Miss W., a teacher at Vassar, was fretting at being obliged to attend chapel exercises twice a day when she needed the time for rest and recreation, and applied to Miss Mitchell for help in getting away from it. After some talk Miss Mitchell said: “Oh, well, do as I do—sit back folding your arms, and think of something pleasant!”
“Sunday, Dec. 18, 1866. We heard two sermons: the first in the afternoon, by Rev. Mr. A., Baptist, the second in the evening, by Rev. Mr. B., Congregationalist.
“Rev. Mr. A. took a text from Deuteronomy, about ‘Moses;’ Rev. Mr. B. took a text from Exodus, about ‘Moses;’ and I am told that the sermon on the preceding Sunday was about Moses.
“It seems to me strange that since we have the history of Christ in the New Testament, people continue to preach about Moses.

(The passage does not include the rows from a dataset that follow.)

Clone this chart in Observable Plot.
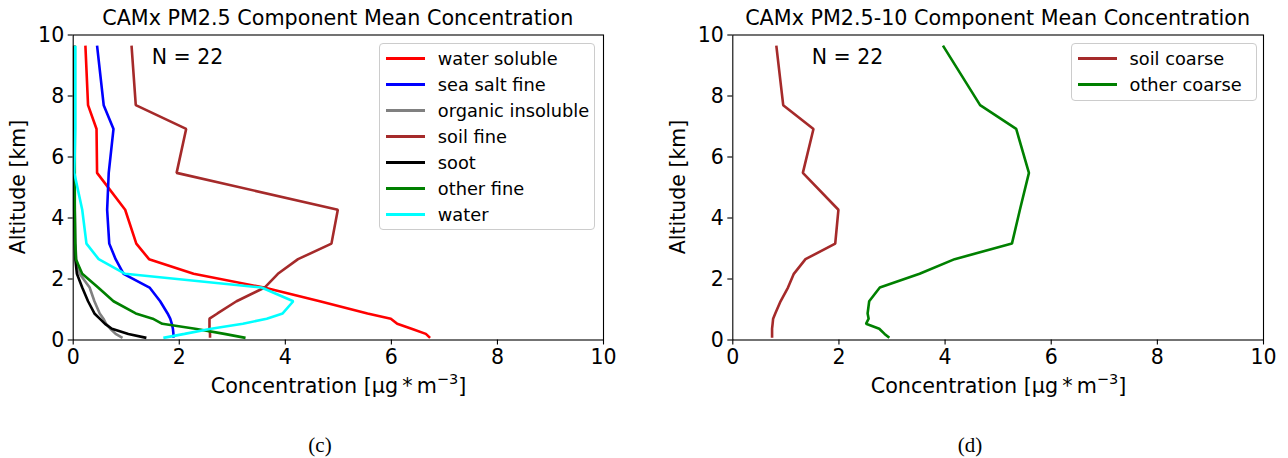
<!DOCTYPE html>
<html>
<head>
<meta charset="utf-8">
<script src="https://cdn.jsdelivr.net/npm/d3@7"></script>
<script src="https://cdn.jsdelivr.net/npm/@observablehq/plot@0.6"></script>
<style>
  html, body { margin: 0; padding: 0; background: white; }
  #root { position: relative; width: 1288px; height: 458px; overflow: hidden; font-family: "DejaVu Sans", sans-serif; color: black; }
  .panel { position: absolute; top: 0; }
  .txt { position: absolute; white-space: nowrap; line-height: 1; }
  .center { transform: translate(-50%, -50%); }
  .legend { position: absolute; border: 1px solid #cccccc; border-radius: 4px; background: rgba(255,255,255,0.8); box-sizing: border-box; }
  .legend .row { position: absolute; left: 0; height: 20px; display: flex; align-items: center; font-size: 17.8px; white-space: nowrap; }
  .legend .sw { width: 39px; height: 2.8px; margin-left: 5.5px; margin-right: 13px; }
  .cap { font-family: "Liberation Serif", serif; font-size: 21px; }
</style>
</head>
<body>
<div id="root"></div>
<script>
// Altitude levels [km] (shared by all profiles), top to bottom
const levels = [9.65, 7.7, 6.92, 5.48, 4.27, 3.16, 2.65, 2.17, 1.72, 1.27, 0.87, 0.7, 0.53, 0.37, 0.2, 0.07];

// Panel (c): PM2.5 components [µg m-3]
const fineNames = ["water soluble", "sea salt fine", "organic insoluble", "soil fine", "soot", "other fine", "water"];
const waterSoluble     = [0.23, 0.28, 0.44, 0.45, 0.98, 1.19, 1.43, 2.27, 3.60, 4.65, 5.55, 5.99, 6.11, 6.38, 6.65, 6.73];
const seaSaltFine      = [0.45, 0.575, 0.76, 0.67, 0.64, 0.68, 0.80, 0.95, 1.44, 1.64, 1.78, 1.83, 1.86, 1.88, 1.89, 1.89];
const organicInsoluble = [0.02, 0.02, 0.02, 0.02, 0.03, 0.04, 0.06, 0.12, 0.31, 0.40, 0.50, 0.57, 0.62, 0.70, 0.80, 0.93];
const soilFine         = [1.10, 1.18, 2.13, 1.95, 4.99, 4.87, 4.24, 3.86, 3.61, 3.08, 2.72, 2.57, 2.57, 2.57, 2.58, 2.58];
const soot             = [0.02, 0.02, 0.02, 0.02, 0.02, 0.03, 0.04, 0.07, 0.17, 0.28, 0.40, 0.50, 0.60, 0.73, 1.04, 1.38];
const otherFine        = [0.03, 0.03, 0.03, 0.03, 0.03, 0.04, 0.05, 0.17, 0.47, 0.76, 1.18, 1.50, 1.68, 2.30, 2.85, 3.25];
const water            = [0.04, 0.04, 0.04, 0.02, 0.17, 0.25, 0.48, 0.98, 3.55, 4.15, 3.95, 3.65, 3.20, 2.60, 2.10, 1.70];
const fineColors = ["red", "blue", "gray", "brown", "black", "green", "cyan"];

// Panel (d): PM2.5-10 components [µg m-3]
const coarseNames = ["soil coarse", "other coarse"];
const soilCoarse  = [0.82, 0.95, 1.52, 1.32, 1.99, 1.93, 1.37, 1.15, 1.04, 0.90, 0.80, 0.76, 0.75, 0.74, 0.74, 0.74];
const otherCoarse = [3.96, 4.66, 5.34, 5.58, 5.41, 5.26, 4.18, 3.52, 2.77, 2.57, 2.54, 2.56, 2.51, 2.76, 2.86, 2.95];
const coarseColors = ["brown", "green"];

const tickValues = [0, 2, 4, 6, 8, 10];
const titles = ["CAMx PM2.5 Component Mean Concentration", "CAMx PM2.5-10 Component Mean Concentration"];
const captions = ["(c)", "(d)"];
const nLabel = "N = 22";

const root = document.getElementById("root");

function panel(names, valueArrays, colors, left, marginLeft, marginRight) {
  const W = 644, H = 458;
  const marks = names.map((name, k) => {
    const rows = valueArrays[k].map((v, i) => ({conc: v, alt: levels[i]}));
    return Plot.line(rows, {x: "conc", y: "alt", stroke: colors[k], strokeWidth: 2.6, strokeLinejoin: "miter", strokeLinecap: "butt"});
  });
  const svg = Plot.plot({
    width: W, height: H,
    marginLeft, marginRight, marginTop: 34.5, marginBottom: 118.5,
    x: {domain: [0, 10], label: null},
    y: {domain: [0, 10], label: null},
    style: {fontFamily: "DejaVu Sans", fontSize: "20.5px", color: "black", background: "transparent", overflow: "visible"},
    marks: [
      ...marks,
      Plot.frame({stroke: "black", strokeWidth: 1.1}),
      Plot.axisX({ticks: tickValues, tickSize: 5, tickPadding: 4, label: null, fontSize: 20.5, strokeWidth: 1.1}),
      Plot.axisY({ticks: tickValues, tickSize: 5, tickPadding: 4, label: null, fontSize: 20.5, strokeWidth: 1.1})
    ]
  });
  svg.classList.add("panel");
  svg.style.left = left + "px";
  root.appendChild(svg);
}

function addText(html, x, y, style, cls) {
  const d = document.createElement("div");
  d.className = "txt center " + (cls || "");
  d.innerHTML = html;
  d.style.left = x + "px";
  d.style.top = y + "px";
  Object.assign(d.style, style || {});
  root.appendChild(d);
  return d;
}

function legend(names, colors, x, y, w, h) {
  const box = document.createElement("div");
  box.className = "legend";
  box.style.left = x + "px"; box.style.top = y + "px";
  box.style.width = w + "px"; box.style.height = h + "px";
  names.forEach((n, i) => {
    const r = document.createElement("div");
    r.className = "row";
    r.style.top = (4.5 + i * 25.9) + "px";
    const sw = document.createElement("div");
    sw.className = "sw";
    sw.style.background = colors[i];
    const t = document.createElement("span");
    t.textContent = n;
    r.appendChild(sw); r.appendChild(t);
    box.appendChild(r);
  });
  root.appendChild(box);
}

// left panel: frame x 72.7 .. 603 ; right panel: frame x 732.3 .. 1263
panel(fineNames, [waterSoluble, seaSaltFine, organicInsoluble, soilFine, soot, otherFine, water], fineColors, 0, 72.7, 41);
panel(coarseNames, [soilCoarse, otherCoarse], coarseColors, 644, 88.3, 25);

addText(titles[0], 337.8, 18, {fontSize: "20.7px"});
addText(titles[1], 997.6, 18, {fontSize: "20.7px"});
addText(nLabel, 187.5, 57, {fontSize: "20.5px"});
addText(nLabel, 847.5, 57, {fontSize: "20.5px"});
const xl = 'Concentration [\u00b5g\u2009*\u2009m<sup style="font-size:0.7em;vertical-align:0.62em;line-height:0">\u22123</sup>]';
addText(xl, 338.5, 386, {fontSize: "20.7px"});
addText(xl, 998.5, 386, {fontSize: "20.7px"});
addText("Altitude [km]", 18, 187, {fontSize: "20.5px", transform: "translate(-50%,-50%) rotate(-90deg)"});
addText("Altitude [km]", 678, 187, {fontSize: "20.5px", transform: "translate(-50%,-50%) rotate(-90deg)"});
addText(captions[0], 320, 445, {}, "cap");
addText(captions[1], 970, 445, {}, "cap");

legend(fineNames, fineColors, 379.3, 43.3, 216, 187);
legend(coarseNames, coarseColors, 1071, 43.3, 186, 58);
</script>
</body>
</html>
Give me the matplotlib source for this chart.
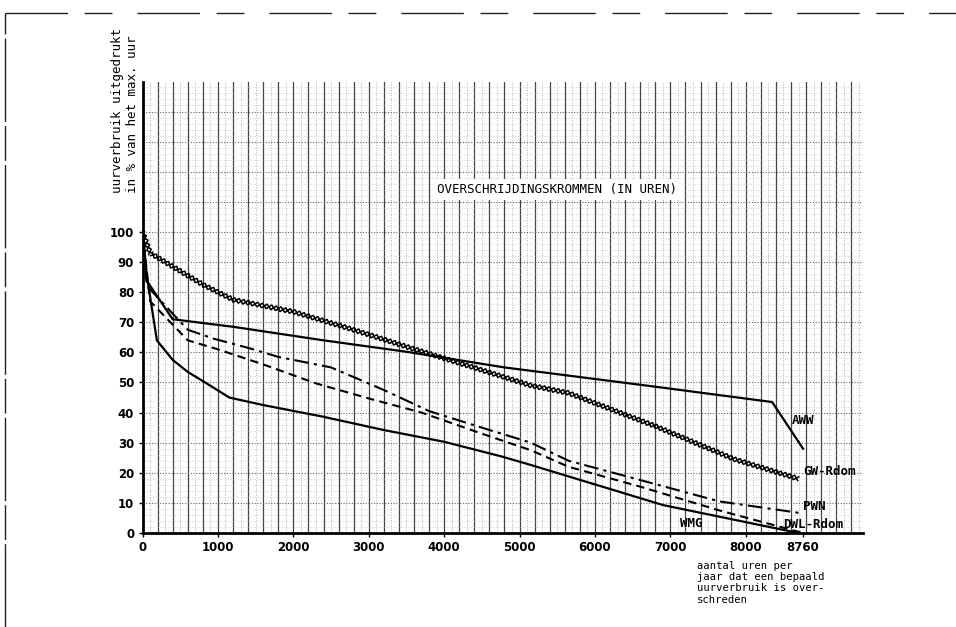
import numpy as np
import matplotlib
matplotlib.use('Agg')
import matplotlib.pyplot as plt
from matplotlib import patheffects, font_manager
from matplotlib.lines import Line2D

# overschrijdingskrommen: uurverbruik (% van max. uur) tegen aantal uren
aww_h = [0, 50, 400, 1200, 2400, 3500, 4800, 6800, 8350, 8760]
aww_v = [100, 84, 71, 68.5, 64, 60.2, 55, 48.6, 43.5, 28]

gw_h = [0, 100, 400, 800, 1200, 2000, 2800, 3550, 4350, 5150, 5650, 6800, 7850, 8700]
gw_v = [100, 93, 88.5, 82.5, 77.5, 73.5, 67.5, 61.5, 55.3, 49, 46.5, 35.5, 24.5, 18]

pwn_h = [0, 60, 600, 950, 1400, 1800, 2500, 3200, 3800, 4500, 5150, 5650, 6600, 7650, 8760]
pwn_v = [100, 82, 67.5, 64.5, 61.5, 58.5, 55, 47.5, 40.5, 35, 30, 24, 17.6, 10.5, 6.5]

dwl_h = [0, 100, 600, 1000, 1600, 2300, 3000, 3700, 4500, 5150, 5650, 6600, 7650, 8760]
dwl_v = [100, 77, 64, 61, 56, 49.7, 44.7, 40, 33, 27.5, 22, 15.4, 7.5, 0]

wmg_h = [0, 60, 190, 400, 600, 850, 1150, 1600, 2400, 3200, 4000, 4750, 5150, 6900, 8700]
wmg_v = [100, 85, 64, 57.5, 53.5, 49.7, 45, 42.5, 38.6, 34.2, 30.3, 25.5, 22.6, 9.3, 0]

x_ticks = [0, 1000, 2000, 3000, 4000, 5000, 6000, 7000, 8000, 8760]
y_ticks = [0, 10, 20, 30, 40, 50, 60, 70, 80, 90, 100]

mono = 'DejaVu Sans Mono'
installed = {f.name for f in font_manager.fontManager.ttflist}
numfont = 'Liberation Sans Narrow' if 'Liberation Sans Narrow' in installed else 'DejaVu Sans'

fig = plt.figure(figsize=(9.56, 6.27), dpi=100)
ax = fig.add_axes([0.1491, 0.1499, 0.7537, 0.7193])
ax.set_xlim(0, 9556)
ax.set_ylim(0, 149.8)

# ruitjespapier
for h in range(0, 9600, 100):
    if h % 200 == 0:
        ax.axvline(h, color='#444444', lw=0.9, zorder=1)
    else:
        ax.axvline(h, color='#999999', lw=0.6, ls=(0, (1, 2)), zorder=1)
for v in range(2, 150, 2):
    if v % 10 == 0:
        ax.axhline(v, color='#666666', lw=0.8, ls=(0, (1, 1.5)), zorder=1)
    else:
        ax.axhline(v, color='#b0b0b0', lw=0.5, ls=(0, (1, 2.5)), zorder=1)

ax.plot(aww_h, aww_v, color='black', lw=1.6, zorder=3)
ax.plot(gw_h, gw_v, color='black', lw=1.1, zorder=3,
        path_effects=[patheffects.TickedStroke(spacing=3.4, angle=45, length=0.6),
                      patheffects.TickedStroke(spacing=3.4, angle=-135, length=0.6),
                      patheffects.TickedStroke(spacing=3.4, angle=135, length=0.6),
                      patheffects.TickedStroke(spacing=3.4, angle=-45, length=0.6)])
ax.plot(pwn_h, pwn_v, color='black', lw=1.5, ls=(0, (7, 2.5, 1.5, 2.5)), zorder=3)
ax.plot(dwl_h, dwl_v, color='black', lw=1.5, ls=(0, (4, 2.5)), zorder=3)
ax.plot(wmg_h, wmg_v, color='black', lw=1.6, zorder=3)

lab = dict(fontfamily=mono, fontsize=9, fontweight='bold', va='center', ha='left', zorder=4)
ax.text(8615, 37.5, 'AWW', **lab)
ax.text(8760, 20.4, 'GW-Rdom', **lab)
ax.text(8760, 8.8, 'PWN', **lab)
ax.text(8490, 2.7, 'DWL-Rdom', **lab)
ax.text(7130, 3, 'WMG', **lab)

ax.text(5497, 114, 'OVERSCHRIJDINGSKROMMEN (IN UREN)', fontfamily=mono, fontsize=9,
        ha='center', va='center', zorder=4,
        bbox=dict(facecolor='white', edgecolor='none', pad=3))

for s in ['top', 'right']:
    ax.spines[s].set_visible(False)
for s in ['left', 'bottom']:
    ax.spines[s].set_linewidth(2)
    ax.spines[s].set_zorder(5)

ax.set_xticks(x_ticks)
ax.set_xticklabels([str(t) for t in x_ticks], fontfamily=numfont, fontsize=8.5, fontweight='bold')
ax.set_yticks(y_ticks)
ax.set_yticklabels([str(t) for t in y_ticks], fontfamily=numfont, fontsize=8.5, fontweight='bold')
ax.tick_params(axis='both', length=3, width=1, pad=3)

fig.text(125 / 956, 1 - 193 / 627, 'uurverbruik uitgedrukt\nin % van het max. uur',
         rotation=90, fontfamily=mono, fontsize=9, ha='center', va='bottom',
         multialignment='left', linespacing=1.1)
fig.text(697 / 956, 1 - 561 / 627,
         'aantal uren per\njaar dat een bepaald\nuurverbruik is over-\nschreden',
         fontfamily=mono, fontsize=7.6, ha='left', va='top', linespacing=1.15)

# rand van het gescande blad
fig.add_artist(Line2D([5 / 956, 1], [1 - 13 / 627] * 2, transform=fig.transFigure,
                      color='#222222', lw=1, ls=(0, (45, 12, 20, 18))))
fig.add_artist(Line2D([5 / 956] * 2, [0, 1 - 13 / 627], transform=fig.transFigure,
                      color='#222222', lw=1, ls=(0, (60, 3, 25, 3))))

fig.savefig('out.png', dpi=100)
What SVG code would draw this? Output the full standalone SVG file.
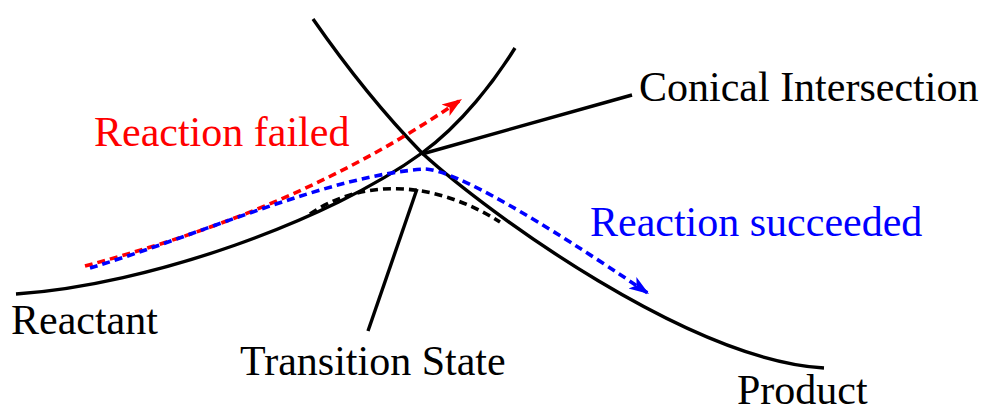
<svg xmlns="http://www.w3.org/2000/svg" width="991" height="408" viewBox="0 0 991 408">
<defs>
<style>
.curve{fill:none;stroke:#000;stroke-width:3.4}
.dash{fill:none;stroke-width:3.6;stroke-dasharray:8 5}
text{font-family:'Liberation Serif','Times New Roman',Times,serif;font-size:42px}
</style>
<marker id="arR" markerUnits="userSpaceOnUse" markerWidth="24" markerHeight="16" viewBox="-20 -8 24 16" refX="0" refY="0" orient="auto">
<path d="M0,0 L-20,-7 L-15,0 L-20,7 Z" fill="#f00"/>
</marker>
<marker id="arB" markerUnits="userSpaceOnUse" markerWidth="24" markerHeight="16" viewBox="-20 -8 24 16" refX="0" refY="0" orient="auto">
<path d="M0,0 L-20,-7 L-15,0 L-20,7 Z" fill="#00f"/>
</marker>
</defs>
<g id="surfaces">
<path id="reactant-surface" class="curve" d="M16,294 C150,285 330,220 422,153 C462,124 495,80 515,48"/>
<path id="product-surface" class="curve" d="M313,19 C345,65 385,115 422,153 C490,215 690,360 824,368"/>
</g>
<g id="connectors">
<path class="curve" d="M422,154 L632,95"/>
<path class="curve" d="M417,189 L368,331"/>
<path class="dash" stroke="#000" d="M310,214 C360,180 430,178 500,222"/>
<path class="dash" stroke="#f00" d="M85,266 C200,235 330,190 462,99" marker-end="url(#arR)"/>
<path class="dash" stroke="#00f" d="M90,268 C200,235 330,175 425,169 C455,170 540,220 649,294" marker-end="url(#arB)"/>
</g>
<g id="label-conical"><text font-family="Liberation Serif, serif" x="639" y="101">Conical Intersection</text></g>
<g id="label-failed"><text font-family="Liberation Serif, serif" x="94" y="146" fill="#f00">Reaction failed</text></g>
<g id="label-succeeded"><text font-family="Liberation Serif, serif" x="590" y="236" fill="#00f">Reaction succeeded</text></g>
<g id="label-reactant"><text font-family="Liberation Serif, serif" x="11" y="334">Reactant</text></g>
<g id="label-ts"><text font-family="Liberation Serif, serif" x="240" y="375">Transition State</text></g>
<g id="label-product"><text font-family="Liberation Serif, serif" x="737" y="404">Product</text></g>
</svg>
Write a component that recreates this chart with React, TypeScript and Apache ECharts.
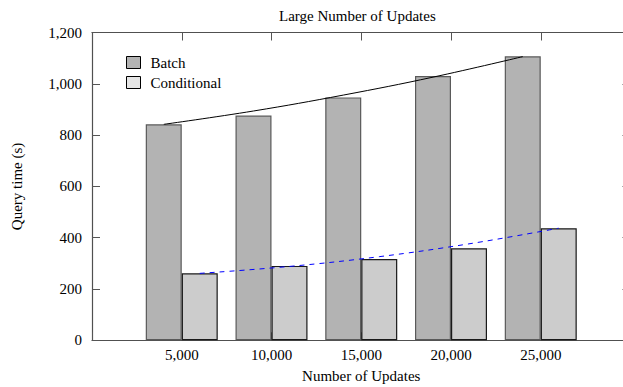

“Rev. Mr. A. was a man of about forty years of age. He chanted rather than read a hymn. He chanted a sermon. His description of the journey of Moses towards Canaan had some interesting points, but his manner was affected; he cried, or pretended to cry, at the pathetic points. I hope he really cried, for a weakness is better than an affectation of weakness. He said, ‘The unbeliever is already condemned.’ It seems to me that if anything would make me an infidel, it would be the threats lavished against unbelief.
“Mr. B. is a self-made man, the son of a blacksmith. He brought the anvil, the hammer, and bellows into the pulpit, and he pounded and blew, for he was in earnest. I felt the more respect for him because he was in earnest. But when he snapped his fingers and said, ’I don’t care that for the religion of a man which does not begin with prayer,’ I was provoked at his forgetfulness of the character of his audience.
“1867. I am more and more disgusted with the preaching that I hear!... Why cannot a man act himself, be himself, and think for himself? It seems to me that naturalness alone is power; that a borrowed word is weaker than our own weakness, however small we may be. If I reach a girl’s heart or head, I know I must reach it through my own, and not from bigger hearts and heads than mine.
“March, 1873. There was something so genuine and so sincere in George Macdonald that he took those of us who were emotional completely—not by storm so much as by gentle breezes.... What he said wasn’t profound except as it reached the depths of the heart.... He gave us such broad theological lessons! In his sermon he said, ’Don’t trouble yourself about what you believe, but do the will of God.’ His consciousness of the existence of God and of his immediate supervision was felt every minute by those who listened....
“He stayed several days at the college, and the girls will never get over the good effects of those three days—the cheerier views of life and death.
“... Rev. Dr. Peabody preached for us yesterday, and was lovely. Everyone was charmed in spite of his old-fashioned ways. His voice is very bad, but it was such a simple, common-sense discourse! Mr. Vassar said if that was Unitarianism, it was just the right thing.